CCA excels at representing community data sets where: (1) species responses are unimodal (hump-shaped), and (2) the important underlying environmental variables have been measured. Note that condition 1 causes problems for methods assuming linear response curves (PCA) but causes no problems for CCA, according to ter Braak (1986, 1994). Condition 2 results from the environmental matrix being used to constrain the ordination results, unlike any other ordination technique apart from Canonical Correlation. For this reason, CCA has been called a method for "direct gradient analysis" (ter Braak 1986).

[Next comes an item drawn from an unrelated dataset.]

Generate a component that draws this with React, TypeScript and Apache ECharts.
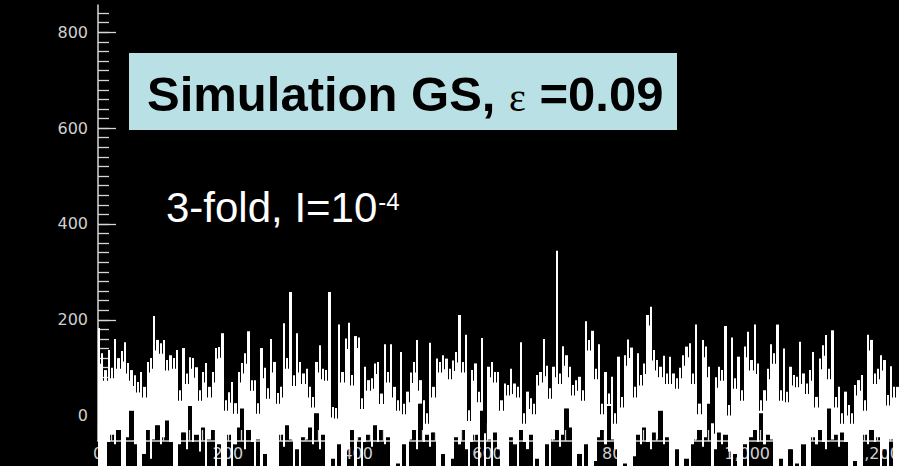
import React, { useEffect, useRef } from "react";
import * as echarts from "echarts";

// ---- data ----
const binWidth = 5; // counts per bin along the x axis
// upper end of the trace within each bin
const tops = [
  183, 130, 95, 137, 100, 160, 120, 135, 153, 110,
  95, 84, 70, 91, 60, 112, 120, 208, 158, 151,
  158, 116, 126, 120, 137, 53, 141, 88, 122, 120,
  101, 53, 91, 110, 60, 91, 141, 143, 172, 32,
  49, 70, 26, 91, 110, 130, 176, 74, 74, 26,
  141, 100, 57, 160, 112, 47, 60, 193, 120, 258,
  84, 172, 112, 88, 98, 60, 39, 112, 147, 98,
  95, 258, 18, 16, 190, 91, 161, 194, 85, 166,
  163, 36, 102, 74, 78, 109, 112, 46, 149, 91,
  149, 60, 32, 133, 25, 50, 90, 112, 158, 74,
  32, 5, 152, 60, 119, 112, 126, 119, 98, 115,
  133, 210, 112, 169, 11, 95, 109, 50, 162, -37,
  102, 112, 91, 91, 32, 67, 64, 98, 67, 60,
  153, 5, 50, 36, 25, 85, 91, 160, 104, 57,
  102, 344, 88, 145, 126, 102, 64, 74, 81, 53,
  197, 158, 177, 98, 149, 25, 91, 46, 81, 5,
  123, 39, 126, 159, 142, 60, 130, 85, 109, 210,
  227, 137, 116, 102, 125, 88, 123, 88, 78, 100,
  126, 144, 151, 88, 190, 25, 158, 144, 102, -16,
  80, 102, 95, 187, 22, 163, 78, 123, 53, 144,
  175, 116, 190, 109, 32, 53, 98, 149, 130, 190,
  53, 140, 50, 102, 85, 81, 154, 88, 67, 95,
  133, 39, 119, 147, 168, 98, 178, 39, 60, 5,
  50, 22, 5, 64, 74, 85, 32, 169, 158, 88,
  98, 126, 116, 43, 103, 60, 60,
];
// lower end of the trace within each bin
const lows = [
  -125, -125, -110, -55, -40, -60, -30, -125, -120, -45,
  10, -60, -125, -125, -80, -30, -90, -50, -20, -60,
  -45, -10, -55, -125, -125, -60, -35, -70, 20, -55,
  -40, -75, -25, -125, -50, -30, -125, -60, -125, -125,
  -40, -125, -60, -25, 15, -70, -30, -55, -125, -50,
  -125, -80, -125, -125, -110, -125, -40, -65, -20, -50,
  -125, -70, -125, -45, -50, -25, -60, 5, -70, -40,
  -125, -125, -90, -125, -60, -125, -125, -70, -30, -125,
  -45, -125, -55, -40, -65, -20, -55, -30, -60, -45,
  -125, -125, -100, -125, -60, -125, -50, -30, -70, 25,
  -55, -40, -65, -35, -125, -125, -80, -125, -125, -90,
  -45, -60, -30, -70, -125, -55, -40, -125, 10, -125,
  -50, -125, -35, -70, -125, -110, -125, -45, -60, -125,
  -30, -55, -70, -40, -125, -90, -125, -125, -60, -125,
  -50, -30, -65, -40, 15, -25, -125, -125, -80, -125,
  -60, -125, -125, -95, -45, -30, -60, 20, -50, -70,
  -125, -125, -100, -125, -125, -85, -40, -60, -25, -55,
  -70, -35, -50, 10, -60, -45, -125, -125, -70, -125,
  -125, -90, -125, -60, -50, -30, -65, -45, 25, -125,
  -70, -35, -60, -40, -75, -125, -80, -125, -125, -60,
  -125, -45, -30, -55, 5, -60, -40, -50, -125, -125,
  -90, -125, -125, -70, -125, -100, -125, -60, -125, -125,
  -45, -60, -30, -55, -70, 15, -50, -40, -65, -35,
  -55, -125, -125, -95, -125, -125, -40, -60, -30, -55,
  -45, -125, -70, -125, -50, -125, -125,
];
const xRange = [0, 1234];
const yRange = [-53, 857];
const xTickStep = 200;
const yTickStep = 200;
const yTickRange = [0, 800];
const yMinorStep = 20;
const yMinorRange = [-40, 840];
const titleMain = "Simulation GS, ";
const titleSymbol = "ε";
const titleValue = " =0.09";
const noteMain = "3-fold, I=10";
const noteSup = "-4";

const W = 899;
const H = 466;

export default function App() {
  const ref = useRef<HTMLDivElement>(null);

  useEffect(() => {
    if (!ref.current) return;
    const chart = echarts.init(ref.current, null, { renderer: "svg" });

    const gLeft = 98;
    const gTop = 5;
    const gBottomPx = 441;
    const scale = (gBottomPx - gTop) / (yRange[1] - yRange[0]);
    const yPx = (v: number) => gBottomPx - (v - yRange[0]) * scale;

    const axisColor = "#d6d6d6";
    const labelColor = "#cfcfcf";
    const labelFont = "DejaVu Sans";
    const crack = 22; // depth (in counts) of the dark seam between neighbouring bins

    const n = Math.min(tops.length, lows.length);
    const data: number[][] = [];
    for (let i = 0; i < n; i++) {
      data.push([i * binWidth, Math.max(tops[i], lows[i]), Math.min(tops[i], lows[i])]);
    }

    // measure widths for the text placement
    const cv = document.createElement("canvas");
    const ctx = cv.getContext("2d")!;
    const titleFont = 49;
    const symFont = 40;
    const noteFont = 42;
    const supFont = 24;
    ctx.font = `bold ${titleFont}px "Liberation Sans"`;
    const wMain = ctx.measureText(titleMain).width;
    ctx.font = `${symFont}px "Liberation Serif"`;
    const wSym = ctx.measureText(titleSymbol).width;
    ctx.font = `${noteFont}px "Liberation Sans"`;
    const wNote = ctx.measureText(noteMain).width;

    const titleX = 147;
    const titleY = 94;
    const noteX = 166;
    const noteY = 207;

    const option: any = {
      animation: false,
      backgroundColor: "#000",
      grid: [
        { left: gLeft, right: 0, top: gTop, bottom: H - gBottomPx, outerBoundsMode: "none" },
        { left: gLeft, right: 0, top: yPx(yMinorRange[1]), bottom: H - yPx(yMinorRange[0]), outerBoundsMode: "none" },
        { left: gLeft, right: 0, top: yPx(yTickRange[1]), bottom: H - yPx(yTickRange[0]), outerBoundsMode: "none" },
      ],
      xAxis: [
        {
          type: "value",
          gridIndex: 0,
          min: xRange[0],
          max: xRange[1],
          interval: xTickStep,
          axisLine: { show: true, onZero: false, lineStyle: { color: axisColor, width: 1.5 } },
          axisTick: { show: true, inside: true, length: 18, lineStyle: { color: axisColor, width: 1.3 } },
          minorTick: { show: true, splitNumber: 10, length: 11, lineStyle: { color: axisColor, width: 1.3 } },
          axisLabel: { color: labelColor, fontFamily: labelFont, fontSize: 16, margin: 4, showMaxLabel: false },
          splitLine: { show: false },
        },
        { type: "value", gridIndex: 1, min: xRange[0], max: xRange[1], show: false },
        { type: "value", gridIndex: 2, min: xRange[0], max: xRange[1], show: false },
      ],
      yAxis: [
        {
          type: "value",
          gridIndex: 0,
          min: yRange[0],
          max: yRange[1],
          axisLine: { show: true, onZero: false, lineStyle: { color: axisColor, width: 1.5 } },
          axisTick: { show: false },
          axisLabel: { show: false },
          splitLine: { show: false },
        },
        {
          type: "value",
          gridIndex: 1,
          min: yMinorRange[0],
          max: yMinorRange[1],
          interval: yMinorStep,
          axisLine: { show: false },
          axisTick: { show: true, inside: true, length: 11, lineStyle: { color: axisColor, width: 1.3 } },
          axisLabel: { show: false },
          splitLine: { show: false },
        },
        {
          type: "value",
          gridIndex: 2,
          min: yTickRange[0],
          max: yTickRange[1],
          interval: yTickStep,
          axisLine: { show: false },
          axisTick: { show: true, inside: true, length: 18, lineStyle: { color: axisColor, width: 1.3 } },
          axisLabel: { color: labelColor, fontFamily: labelFont, fontSize: 16, margin: 10 },
          splitLine: { show: false },
        },
      ],
      series: [
        {
          type: "custom",
          xAxisIndex: 0,
          yAxisIndex: 0,
          clip: false,
          z: 5,
          data,
          renderItem: (params: any, api: any) => {
            const i = params.dataIndex;
            const x = api.value(0);
            const hi = api.value(1);
            const lo = api.value(2);
            const p0 = api.coord([x, hi]);
            const p1 = api.coord([x + binWidth, lo]);
            const x0 = Math.round(p0[0]);
            const x1 = Math.round(p1[0]);
            const children: any[] = [
              {
                type: "rect",
                shape: { x: x0, y: p0[1], width: Math.max(1, x1 - x0 - 1), height: p1[1] - p0[1] },
                style: { fill: "#ffffff" },
              },
            ];
            const next = data[i + 1];
            if (next) {
              const cHi = Math.min(hi, next[1]) - crack;
              const cLo = Math.max(lo, next[2]);
              if (cHi > cLo) {
                const q0 = api.coord([x, cHi]);
                const q1 = api.coord([x, cLo]);
                children.push({
                  type: "rect",
                  shape: { x: x1 - 1, y: q0[1], width: 1, height: q1[1] - q0[1] },
                  style: { fill: "#ffffff" },
                });
              }
            }
            return { type: "group", children };
          },
        },
      ],
      graphic: [
        {
          type: "rect",
          z: 10,
          shape: { x: 129, y: 53, width: 548, height: 77 },
          style: { fill: "#b9e0e4" },
        },
        {
          type: "text",
          z: 11,
          x: titleX,
          y: titleY,
          style: {
            text: titleMain,
            fill: "#000",
            font: `bold ${titleFont}px "Liberation Sans"`,
            verticalAlign: "middle",
          },
        },
        {
          type: "text",
          z: 11,
          x: titleX + wMain,
          y: titleY + 3,
          style: {
            text: titleSymbol,
            fill: "#000",
            font: `${symFont}px "Liberation Serif"`,
            verticalAlign: "middle",
          },
        },
        {
          type: "text",
          z: 11,
          x: titleX + wMain + wSym,
          y: titleY,
          style: {
            text: titleValue,
            fill: "#000",
            font: `bold ${titleFont}px "Liberation Sans"`,
            verticalAlign: "middle",
          },
        },
        {
          type: "text",
          z: 11,
          x: noteX,
          y: noteY,
          style: {
            text: noteMain,
            fill: "#fff",
            font: `${noteFont}px "Liberation Sans"`,
            verticalAlign: "middle",
          },
        },
        {
          type: "text",
          z: 11,
          x: noteX + wNote + 1,
          y: noteY - 6,
          style: {
            text: noteSup,
            fill: "#fff",
            font: `${supFont}px "Liberation Sans"`,
            verticalAlign: "middle",
          },
        },
      ],
    };

    chart.setOption(option);
    return () => chart.dispose();
  }, []);

  return (
    <div
      ref={ref}
      style={{ position: "fixed", left: 0, top: 0, width: W, height: H, background: "#000" }}
    />
  );
}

CCA is currently one of the most popular ordination techniques in community ecology. It is, however, one of the most dangerous in the hands of people who do not take the time to understand this relatively complex method. The dangers lie in several areas: (1) Because it includes multiple regression of community gradients on environmental variables, it is subject to all of the hazards of multiple regression. Multicollinearity is a particular problem and it is easy to believe that a relatively high coefficient of multiple correlation implies a highly significant result which it may not. Further, it must be remembered that the method uses linear regression, it is quite likely that the response of the community to changes in an environmental variable may not be linear. (2) As the number of environmental variables increases relative to the number of observations, the results become increasingly dubious as the appearance of very strong relationships becomes inevitable. (3) Statistics indicating the "percentage of variance explained" can be calculated in several ways, each for a different question, but users frequently confuse these statistics when reporting their results.

CCA does not explicitly calculate a distance matrix. But CCA, like CA and PCA, is implicitly based on the chi-squared distance measure where samples are weighted according to their totals (Chardy et al. 1976; Minchin 1987a). This gives high weight to species whose total abundance in the data matrix is low, thus exaggerating the distinctiveness of samples containing several rare species (Faith et al., 1987; Minchin 1987a).